Chapter 1 Introduction
This thesis makes three original contributions for the analysis of temporal data. All three are grounded in an exploratory data analysis pipeline for time-indexed data. The research begins with a new technique for visualising data using a calendar layout, that fits neatly into a pipeline workflow. It is most useful when the data relates to human activity, and embeds plots in the familiar calendar. The second contribution is a new data abstraction which streamlines transformation, visualisation, and modelling for temporal data analysis. This “tsibble” data object is infrastructure holding the foundation of time series pipelines. The tsibble representation exposes a need for conceptually framing the handling of temporal missing values in a data-centric workflow. This is the third contribution of the thesis: exploratory and explanatory tools for understanding missing patterns in time.
Time series analysis has assumed that the entry point to data analysis is at model-ready data format, which provides little organisation or conceptual oversight on how one should get the wild data into a tamed state. This mind-set is related to a long-held belief that exploratory data analysis is a highly ad hoc statistical area, impossible to teach or formalise. However, the tidyverse framework, as originating in Wickham (2014) fundamentally overturns this thinking.
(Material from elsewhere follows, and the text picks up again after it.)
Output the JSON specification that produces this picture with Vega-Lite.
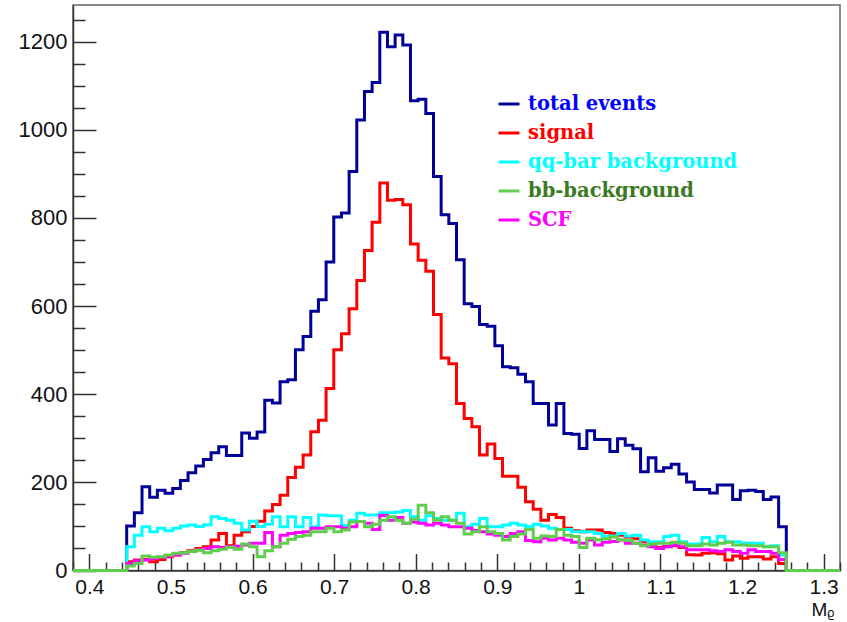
{
"$schema": "https://vega.github.io/schema/vega-lite/v6.json",
"width": 767,
"height": 565.5,
"autosize": "none",
"padding": {"left": 73, "top": 5, "right": 7, "bottom": 51.5},
"background": "white",
"config": {"view": {"stroke": "#666666", "strokeWidth": 1.5}},
"datasets": {"h": [
{"x":0.38,"t":0,"s":0,"q":0,"b":0,"m":0},
{"x":0.4458,"t":101,"s":20,"q":54,"b":10,"m":16},
{"x":0.4552,"t":131,"s":24,"q":80,"b":16,"m":22},
{"x":0.4646,"t":190,"s":25,"q":99,"b":33,"m":24},
{"x":0.474,"t":166,"s":20,"q":88,"b":30,"m":27},
{"x":0.4834,"t":182,"s":25,"q":96,"b":31,"m":30},
{"x":0.4928,"t":175,"s":31,"q":90,"b":35,"m":33},
{"x":0.5022,"t":186,"s":35,"q":96,"b":39,"m":36},
{"x":0.5116,"t":204,"s":41,"q":101,"b":40,"m":39},
{"x":0.521,"t":222,"s":45,"q":103,"b":43,"m":43},
{"x":0.5304,"t":237,"s":50,"q":100,"b":46,"m":47},
{"x":0.5398,"t":252,"s":54,"q":104,"b":40,"m":50},
{"x":0.5492,"t":267,"s":69,"q":122,"b":45,"m":54},
{"x":0.5586,"t":281,"s":84,"q":118,"b":48,"m":52},
{"x":0.568,"t":261,"s":56,"q":114,"b":53,"m":54},
{"x":0.5774,"t":261,"s":80,"q":107,"b":48,"m":55},
{"x":0.5868,"t":312,"s":88,"q":92,"b":60,"m":58},
{"x":0.5962,"t":300,"s":100,"q":112,"b":54,"m":62},
{"x":0.6056,"t":314,"s":112,"q":100,"b":31,"m":62},
{"x":0.615,"t":386,"s":135,"q":105,"b":45,"m":86},
{"x":0.6244,"t":380,"s":150,"q":122,"b":54,"m":54},
{"x":0.6338,"t":428,"s":171,"q":99,"b":62,"m":80},
{"x":0.6432,"t":433,"s":211,"q":122,"b":71,"m":84},
{"x":0.6526,"t":501,"s":234,"q":99,"b":77,"m":86},
{"x":0.662,"t":531,"s":262,"q":120,"b":80,"m":88},
{"x":0.6714,"t":588,"s":315,"q":99,"b":88,"m":96},
{"x":0.6808,"t":614,"s":341,"q":126,"b":88,"m":96},
{"x":0.6902,"t":700,"s":413,"q":124,"b":96,"m":99},
{"x":0.6996,"t":802,"s":501,"q":124,"b":88,"m":99},
{"x":0.709,"t":811,"s":537,"q":102,"b":92,"m":96},
{"x":0.7184,"t":905,"s":594,"q":114,"b":110,"m":99},
{"x":0.7278,"t":1022,"s":658,"q":130,"b":111,"m":111},
{"x":0.7372,"t":1087,"s":726,"q":126,"b":99,"m":107},
{"x":0.7466,"t":1107,"s":790,"q":126,"b":105,"m":93},
{"x":0.756,"t":1221,"s":879,"q":131,"b":114,"m":125},
{"x":0.7654,"t":1188,"s":840,"q":131,"b":122,"m":114},
{"x":0.7748,"t":1215,"s":842,"q":133,"b":114,"m":120},
{"x":0.7842,"t":1192,"s":830,"q":136,"b":107,"m":107},
{"x":0.7936,"t":1066,"s":741,"q":122,"b":116,"m":110},
{"x":0.803,"t":1069,"s":704,"q":114,"b":148,"m":107},
{"x":0.8124,"t":1037,"s":679,"q":124,"b":131,"m":103},
{"x":0.8218,"t":894,"s":581,"q":118,"b":114,"m":107},
{"x":0.8312,"t":807,"s":482,"q":114,"b":122,"m":103},
{"x":0.8406,"t":787,"s":469,"q":114,"b":114,"m":99},
{"x":0.85,"t":705,"s":379,"q":130,"b":107,"m":99},
{"x":0.8594,"t":605,"s":345,"q":99,"b":83,"m":96},
{"x":0.8688,"t":599,"s":326,"q":105,"b":88,"m":91},
{"x":0.8782,"t":558,"s":262,"q":118,"b":99,"m":88},
{"x":0.8876,"t":554,"s":287,"q":99,"b":88,"m":83},
{"x":0.897,"t":510,"s":254,"q":99,"b":84,"m":80},
{"x":0.9064,"t":462,"s":214,"q":103,"b":69,"m":77},
{"x":0.9158,"t":460,"s":214,"q":107,"b":77,"m":84},
{"x":0.9252,"t":445,"s":189,"q":103,"b":83,"m":88},
{"x":0.9346,"t":428,"s":156,"q":99,"b":93,"m":68},
{"x":0.944,"t":379,"s":139,"q":105,"b":73,"m":65},
{"x":0.9534,"t":379,"s":114,"q":101,"b":78,"m":73},
{"x":0.9628,"t":330,"s":127,"q":96,"b":77,"m":69},
{"x":0.9722,"t":379,"s":120,"q":93,"b":93,"m":73},
{"x":0.9816,"t":311,"s":96,"q":93,"b":80,"m":69},
{"x":0.991,"t":309,"s":90,"q":88,"b":77,"m":64},
{"x":1.0004,"t":277,"s":88,"q":88,"b":52,"m":62},
{"x":1.0098,"t":317,"s":92,"q":88,"b":73,"m":69},
{"x":1.0192,"t":297,"s":92,"q":84,"b":70,"m":58},
{"x":1.0286,"t":297,"s":86,"q":78,"b":72,"m":64},
{"x":1.038,"t":270,"s":84,"q":78,"b":76,"m":66},
{"x":1.0474,"t":299,"s":80,"q":84,"b":70,"m":69},
{"x":1.0568,"t":284,"s":76,"q":78,"b":68,"m":62},
{"x":1.0662,"t":276,"s":72,"q":80,"b":62,"m":62},
{"x":1.0756,"t":224,"s":66,"q":69,"b":56,"m":58},
{"x":1.085,"t":256,"s":60,"q":65,"b":60,"m":54},
{"x":1.0944,"t":225,"s":52,"q":65,"b":62,"m":50},
{"x":1.1038,"t":233,"s":55,"q":77,"b":62,"m":54},
{"x":1.1132,"t":241,"s":56,"q":80,"b":64,"m":58},
{"x":1.1226,"t":219,"s":52,"q":65,"b":62,"m":54},
{"x":1.132,"t":201,"s":36,"q":60,"b":56,"m":47},
{"x":1.1414,"t":184,"s":35,"q":60,"b":56,"m":47},
{"x":1.1508,"t":184,"s":39,"q":75,"b":60,"m":47},
{"x":1.1602,"t":176,"s":40,"q":65,"b":58,"m":45},
{"x":1.1696,"t":194,"s":38,"q":77,"b":62,"m":43},
{"x":1.179,"t":194,"s":24,"q":65,"b":64,"m":47},
{"x":1.1884,"t":161,"s":33,"q":65,"b":58,"m":43},
{"x":1.1978,"t":181,"s":28,"q":62,"b":58,"m":39},
{"x":1.2072,"t":182,"s":31,"q":62,"b":56,"m":47},
{"x":1.2166,"t":179,"s":31,"q":62,"b":56,"m":43},
{"x":1.226,"t":161,"s":26,"q":54,"b":54,"m":43},
{"x":1.2354,"t":167,"s":31,"q":56,"b":54,"m":39},
{"x":1.2448,"t":99,"s":16,"q":35,"b":40,"m":25},
{"x":1.2542,"t":0,"s":0,"q":0,"b":0,"m":0},
{"x":1.32,"t":0,"s":0,"q":0,"b":0,"m":0}
]},
"data": {"name": "h"},
"resolve": {"axis": {"x": "independent", "y": "independent"}},
"layer": [
{
 "mark": {"type": "line", "interpolate": "step-after", "strokeWidth": 3},
 "encoding": {
  "x": {"field": "x", "type": "quantitative", "scale": {"domain": [0.38, 1.32], "nice": false, "zero": false},
   "axis": {"orient": "bottom", "values": [0.4,0.5,0.6,0.7,0.8,0.9,1,1.1,1.2,1.3], "format": "~g", "grid": false,
    "tickSize": -17, "tickColor": "#333333", "tickWidth": 1.5, "domainColor": "#333333", "domainWidth": 1.5,
    "labelFont": "Liberation Sans", "labelFontSize": 21, "labelColor": "#111111", "labelPadding": 23,
    "title": "Mᵨ", "titleFont": "Liberation Sans", "titleFontSize": 19, "titleFontWeight": "normal", "titleColor": "#111111",
    "titleAnchor": "end", "titleAlign": "right", "titleBaseline": "alphabetic", "titleX": 761, "titleY": 45}},
  "y": {"field": "t", "type": "quantitative", "scale": {"domain": [0, 1283], "nice": false},
   "axis": {"orient": "left", "values": [0,200,400,600,800,1000,1200], "format": "d", "grid": false,
    "tickSize": -23, "tickColor": "#333333", "tickWidth": 1.5, "domainColor": "#333333", "domainWidth": 1.5,
    "labelFont": "Liberation Sans", "labelFontSize": 22, "labelColor": "#111111", "labelPadding": 29, "title": null}},
  "color": {"datum": "total events", "type": "nominal",
   "scale": {"domain": ["total events", "signal", "qq-bar background", "bb-background", "SCF"],
             "range": ["#000099", "#ff0000", "#00ffff", "#5fce4c", "#ff00ff"]},
   "legend": {"orient": "none", "legendX": 424, "legendY": 87, "title": null, "symbolType": "stroke", "symbolSize": 441,
    "symbolStrokeWidth": 3, "labelFont": "DejaVu Serif", "labelFontWeight": "bold", "labelFontSize": 19.5, "labelOffset": 7,
    "rowPadding": 7, "padding": 0, "labelLimit": 400,
    "encode": {
     "labels": {"update": {"fill": [
       {"test": "datum.value === 'total events'", "value": "#0000ff"},
       {"test": "datum.value === 'signal'", "value": "#ff0000"},
       {"test": "datum.value === 'qq-bar background'", "value": "#00ffff"},
       {"test": "datum.value === 'bb-background'", "value": "#3b7a22"},
       {"value": "#ff00ff"}]}},
     "symbols": {"update": {"stroke": [
       {"test": "datum.value === 'total events'", "value": "#0000ff"},
       {"test": "datum.value === 'signal'", "value": "#ff0000"},
       {"test": "datum.value === 'qq-bar background'", "value": "#00ffff"},
       {"test": "datum.value === 'bb-background'", "value": "#3b7a22"},
       {"value": "#ff00ff"}]}}}}}
 }
},
{
 "mark": {"type": "line", "interpolate": "step-after", "strokeWidth": 3},
 "encoding": {
  "x": {"field": "x", "type": "quantitative", "axis": null},
  "y": {"field": "s", "type": "quantitative", "axis": null},
  "color": {"datum": "signal", "type": "nominal"}
 }
},
{
 "mark": {"type": "line", "interpolate": "step-after", "strokeWidth": 3},
 "encoding": {
  "x": {"field": "x", "type": "quantitative", "axis": null},
  "y": {"field": "q", "type": "quantitative", "axis": null},
  "color": {"datum": "qq-bar background", "type": "nominal"}
 }
},
{
 "mark": {"type": "line", "interpolate": "step-after", "strokeWidth": 3},
 "encoding": {
  "x": {"field": "x", "type": "quantitative", "axis": null},
  "y": {"field": "m", "type": "quantitative", "axis": null},
  "color": {"datum": "SCF", "type": "nominal"}
 }
},
{
 "mark": {"type": "line", "interpolate": "step-after", "strokeWidth": 3},
 "encoding": {
  "x": {"field": "x", "type": "quantitative", "axis": null},
  "y": {"field": "b", "type": "quantitative", "axis": null},
  "color": {"datum": "bb-background", "type": "nominal"}
 }
},
{
 "mark": {"type": "point", "opacity": 0},
 "encoding": {
  "x": {"field": "x", "type": "quantitative",
   "axis": {"orient": "bottom", "values": [0.38,0.42,0.44,0.46,0.48,0.52,0.54,0.56,0.58,0.62,0.64,0.66,0.68,0.72,0.74,0.76,0.78,0.82,0.84,0.86,0.88,0.92,0.94,0.96,0.98,1.02,1.04,1.06,1.08,1.12,1.14,1.16,1.18,1.22,1.24,1.26,1.28,1.32],
    "labels": false, "domain": false, "grid": false, "title": null, "tickSize": -8.5, "tickColor": "#333333", "tickWidth": 1.5}},
  "y": {"field": "t", "type": "quantitative",
   "axis": {"orient": "left", "values": [50,100,150,250,300,350,450,500,550,650,700,750,850,900,950,1050,1100,1150,1250],
    "labels": false, "domain": false, "grid": false, "title": null, "tickSize": -12, "tickColor": "#333333", "tickWidth": 1.5}}
 }
}
]
}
Data plots and data wrangling, for which the “tidy data” conceptualisation supports, can be formally described using an abstract grammar. The grammar of graphics and data manipulation, as implemented in the ggplot2 (H. Wickham, Chang, et al. 2018) and dplyr (H. Wickham, François, et al. 2018) R packages respectively, form the core of the tidyverse suite of tools. My contributions extend the tidyverse way of thinking to the temporal domain, by providing tidy tools for supporting fluent workflow in temporal data analysis.